Question

If λ is an eigenvalue of A, then corresponding eigenvalue of ${{P}^{-n}}A{{P}^{n}}$ (P is a square matrix with same order as A) is
(a) ${{\lambda }^{n}}$
(b) 1
(c) ${{\lambda }^{-n}}$
(d) $\lambda $

Answer 1

Hint:For solving this problem, first let the matrix ${{P}^{-1}}AP$ be a matrix B. For obtaining the eigenvalues, we apply the formula: $B-\lambda $. By rearranging the terms and taking the determinant of both sides we obtain the eigenvalue to be the same as that of matrix A.
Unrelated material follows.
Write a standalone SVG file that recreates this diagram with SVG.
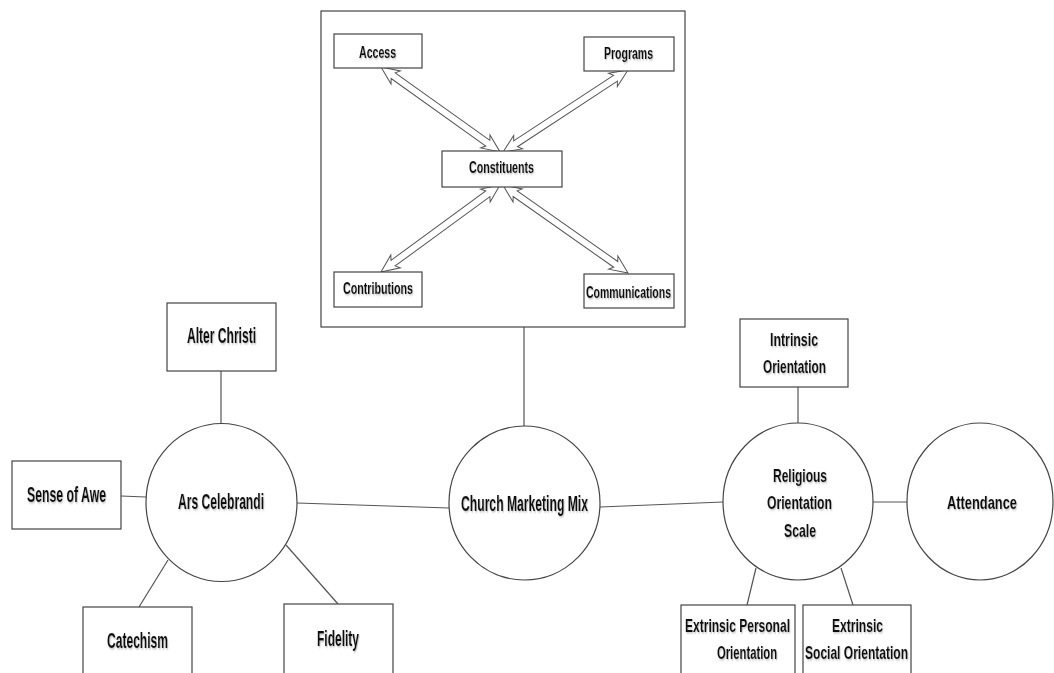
<svg xmlns="http://www.w3.org/2000/svg" width="1054" height="673" viewBox="0 0 1054 673">
<style>
.box{fill:#fff;stroke:#444;stroke-width:1.2}
.circ{fill:#fff;stroke:#444;stroke-width:1.2}
.ln{stroke:#555;stroke-width:1.2;fill:none}
.arr{fill:#fff;stroke:#555;stroke-width:1}
text{font-family:"Liberation Sans",Arial,sans-serif;font-weight:bold;fill:#111;text-anchor:middle;filter:url(#sh)}
.l{font-size:22px}
.r{font-size:18.5px}
.i{font-size:16px}
</style>
<defs>
<filter id="sh" x="-10%" y="-30%" width="120%" height="160%">
<feDropShadow dx="1.2" dy="1.2" stdDeviation="1" flood-color="#888" flood-opacity="0.6"/>
</filter>
</defs>
<g id="connectors">
<line class="ln" x1="524" y1="327" x2="524" y2="427"/>
<line class="ln" x1="221" y1="371" x2="221" y2="424"/>
<line class="ln" x1="121" y1="496" x2="146" y2="497"/>
<line class="ln" x1="139" y1="607" x2="168" y2="560"/>
<line class="ln" x1="338" y1="604" x2="286" y2="545"/>
<line class="ln" x1="297" y1="503" x2="449" y2="508"/>
<line class="ln" x1="600" y1="507" x2="723" y2="502"/>
<line class="ln" x1="873" y1="502" x2="907" y2="502"/>
<line class="ln" x1="798" y1="387" x2="798" y2="423"/>
<line class="ln" x1="756" y1="568" x2="747" y2="605"/>
<line class="ln" x1="841" y1="568" x2="853" y2="605"/>
</g>
<g id="marketing-mix-frame">
<rect class="box" x="321" y="11" width="364" height="316"/>
</g>
<g id="inner-arrows">
<polygon class="arr" transform="translate(381,67) rotate(35.5)" points="0,0 18,8 15,3.5 131.2,3.5 128.2,8 146.2,0 128.2,-8 131.2,-3.5 15,-3.5 18,-8"/>
<polygon class="arr" transform="translate(628,70) rotate(146.7)" points="0,0 18,8 15,3.5 134.5,3.5 131.5,8 149.5,0 131.5,-8 134.5,-3.5 15,-3.5 18,-8"/>
<polygon class="arr" transform="translate(381,272) rotate(-36.2)" points="0,0 18,8 15,3.5 132.4,3.5 129.4,8 147.4,0 129.4,-8 132.4,-3.5 15,-3.5 18,-8"/>
<polygon class="arr" transform="translate(628,273) rotate(-144.9)" points="0,0 18,8 15,3.5 137.9,3.5 134.9,8 152.9,0 134.9,-8 137.9,-3.5 15,-3.5 18,-8"/>
</g>
<g id="access"><rect class="box" x="334" y="34" width="88" height="34"/><text class="i" transform="translate(377.5,58) scale(0.62,1)" x="0" y="0" textLength="59.7" lengthAdjust="spacingAndGlyphs">Access</text></g>
<g id="programs"><rect class="box" x="584" y="37" width="90" height="34"/><text class="i" transform="translate(628.5,59) scale(0.62,1)" x="0" y="0" textLength="79" lengthAdjust="spacingAndGlyphs">Programs</text></g>
<g id="constituents"><rect class="box" x="442" y="151" width="120" height="36"/><text class="i" transform="translate(501.5,173) scale(0.62,1)" x="0" y="0" textLength="104.8" lengthAdjust="spacingAndGlyphs">Constituents</text></g>
<g id="contributions"><rect class="box" x="334" y="272" width="88" height="35"/><text class="i" transform="translate(378,294) scale(0.62,1)" x="0" y="0" textLength="112.9" lengthAdjust="spacingAndGlyphs">Contributions</text></g>
<g id="communications"><rect class="box" x="584" y="274" width="90" height="34"/><text class="i" transform="translate(628.5,298) scale(0.62,1)" x="0" y="0" textLength="137.1" lengthAdjust="spacingAndGlyphs">Communications</text></g>
<g id="church-marketing-mix"><ellipse class="circ" cx="524.5" cy="503" rx="75.5" ry="77"/><text class="l" transform="translate(524.5,511) scale(0.62,1)" x="0" y="0" textLength="204.8" lengthAdjust="spacingAndGlyphs">Church Marketing Mix</text></g>
<g id="ars-celebrandi"><ellipse class="circ" cx="221.5" cy="502.5" rx="75.5" ry="79"/><text class="l" transform="translate(221,509) scale(0.62,1)" x="0" y="0" textLength="138.7" lengthAdjust="spacingAndGlyphs">Ars Celebrandi</text></g>
<g id="alter-christi"><rect class="box" x="167" y="303" width="109" height="68"/><text class="l" transform="translate(221.5,343) scale(0.62,1)" x="0" y="0" textLength="111.3" lengthAdjust="spacingAndGlyphs">Alter Christi</text></g>
<g id="sense-of-awe"><rect class="box" x="12" y="461" width="109" height="68"/><text class="l" transform="translate(66.5,502) scale(0.62,1)" x="0" y="0" textLength="127.4" lengthAdjust="spacingAndGlyphs">Sense of Awe</text></g>
<g id="catechism"><rect class="box" x="83" y="607" width="109" height="80"/><text class="l" transform="translate(137.5,648) scale(0.62,1)" x="0" y="0" textLength="98.4" lengthAdjust="spacingAndGlyphs">Catechism</text></g>
<g id="fidelity"><rect class="box" x="284" y="604" width="109" height="80"/><text class="l" transform="translate(338,646) scale(0.62,1)" x="0" y="0" textLength="67.7" lengthAdjust="spacingAndGlyphs">Fidelity</text></g>
<g id="religious-orientation-scale"><ellipse class="circ" cx="798" cy="501.5" rx="75" ry="78.5"/><text class="r" transform="translate(800,482) scale(0.62,1)" x="0" y="0" textLength="87.1" lengthAdjust="spacingAndGlyphs">Religious</text><text class="r" transform="translate(799.5,509) scale(0.62,1)" x="0" y="0" textLength="104.8" lengthAdjust="spacingAndGlyphs">Orientation</text><text class="r" transform="translate(800,537) scale(0.62,1)" x="0" y="0" textLength="51.6" lengthAdjust="spacingAndGlyphs">Scale</text></g>
<g id="attendance"><ellipse class="circ" cx="980" cy="501.5" rx="73" ry="78.5"/><text class="r" transform="translate(982,509) scale(0.62,1)" x="0" y="0" textLength="112.9" lengthAdjust="spacingAndGlyphs">Attendance</text></g>
<g id="intrinsic-orientation"><rect class="box" x="740" y="319" width="108" height="68"/><text class="r" transform="translate(794,346) scale(0.62,1)" x="0" y="0" textLength="77.4" lengthAdjust="spacingAndGlyphs">Intrinsic</text><text class="r" transform="translate(794.5,373) scale(0.62,1)" x="0" y="0" textLength="101.6" lengthAdjust="spacingAndGlyphs">Orientation</text></g>
<g id="extrinsic-personal"><rect class="box" x="681" y="605" width="114" height="80"/><text class="r" transform="translate(737.5,632) scale(0.62,1)" x="0" y="0" textLength="169.4" lengthAdjust="spacingAndGlyphs">Extrinsic Personal</text><text class="r" transform="translate(747,659) scale(0.62,1)" x="0" y="0" textLength="96.8" lengthAdjust="spacingAndGlyphs">Orientation</text></g>
<g id="extrinsic-social"><rect class="box" x="803" y="605" width="108" height="80"/><text class="r" transform="translate(857.5,632) scale(0.62,1)" x="0" y="0" textLength="82.3" lengthAdjust="spacingAndGlyphs">Extrinsic</text><text class="r" transform="translate(856.5,659) scale(0.62,1)" x="0" y="0" textLength="166.1" lengthAdjust="spacingAndGlyphs">Social Orientation</text></g>
</svg>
Complete step-by-step answer:
According to the problem statement, we are given a matrix A. The eigenvalue corresponding to the matrix A is \[\lambda \]. We are required to find the even value of the matrix ${{P}^{-n}}A{{P}^{n}}$. To evaluate this, first we tried to find the eigenvalue of the matrix \[{{P}^{-1}}A{{P}^{1}}\]. Let the matrix \[{{P}^{-1}}A{{P}^{1}}\] be another matrix B of same order.
Now, subtracting the matrix B with the product of the identity matrix with eigenvalue of matrix A. This can be expressed as:
$B-\lambda I={{P}^{-1}}AP-\lambda I$
Since, the identity matrix can be rewritten as a product of inverse and actual matrix. So, on further rearrangement, we get
$\begin{align}
  & B-\lambda I={{P}^{-1}}AP-{{P}^{-1}}\lambda IP \\
 & B-\lambda I={{P}^{-1}}\left( A-\lambda I \right)P \\
\end{align}$
Now, taking the magnitude of both sides to obtain the characteristic polynomial:
$\left| B-\lambda I \right|=\left| {{P}^{-1}} \right|\left| A-\lambda I \right|\left| P \right|$
Since, the determinant of a value can be shifted, so we get
$\begin{align}
  & \left| B-\lambda I \right|=\left| {{P}^{-1}} \right|\left| P \right|\left| A-\lambda I \right| \\
 & \left| B-\lambda I \right|=\left| {{P}^{-1}}P \right|\left| A-\lambda I \right|=\left| A-\lambda I \right|\left| I \right| \\
 & \left| B-\lambda I \right|=\left| A-\lambda I \right| \\
\end{align}$
Thus, the two matrices A and B have the same characteristic determinants and hence the same characteristic equations and the same characteristic roots. Now, the required thing is
${{B}^{n}}={{P}^{-n}}A{{P}^{n}}$
Similarly, using the above simplification, we get
$\begin{align}
  & \left| {{B}^{n}}-\lambda I \right|=\left| {{P}^{-n}} \right|\left| A-\lambda I \right|\left| {{P}^{n}} \right| \\
 & \left| {{B}^{n}}-\lambda I \right|=\left| {{P}^{-n}} \right|\left| {{P}^{n}} \right|\left| A-\lambda I \right| \\
 & \left| {{B}^{n}}-\lambda I \right|=\left| {{P}^{-n}}{{P}^{n}} \right|\left| A-\lambda I \right|=\left| A-\lambda I \right|\left| I \right| \\
 & \left| {{B}^{n}}-\lambda I \right|=\left| A-\lambda I \right| \\
\end{align}$
Hence, the eigenvalue is $\lambda $.
Therefore, option (d) is correct.

Note: Another way of solving this problem can be:
$AX=\lambda X$
Multiply both the sides with the inverse of P, we get ${{P}^{-1}}AX=\lambda {{P}^{-1}}X$. Now, operating this equation by pre-multiplying ${{P}^{-1}}P$ and some other rearrangements, we obtain
$\Rightarrow \left( {{P}^{-1}}AP \right)\left( {{P}^{-1}}X \right)=\lambda \left( {{P}^{-1}}X \right)$. So, on comparing both sides, we get the value of ${{P}^{-1}}AP$ is $\lambda $.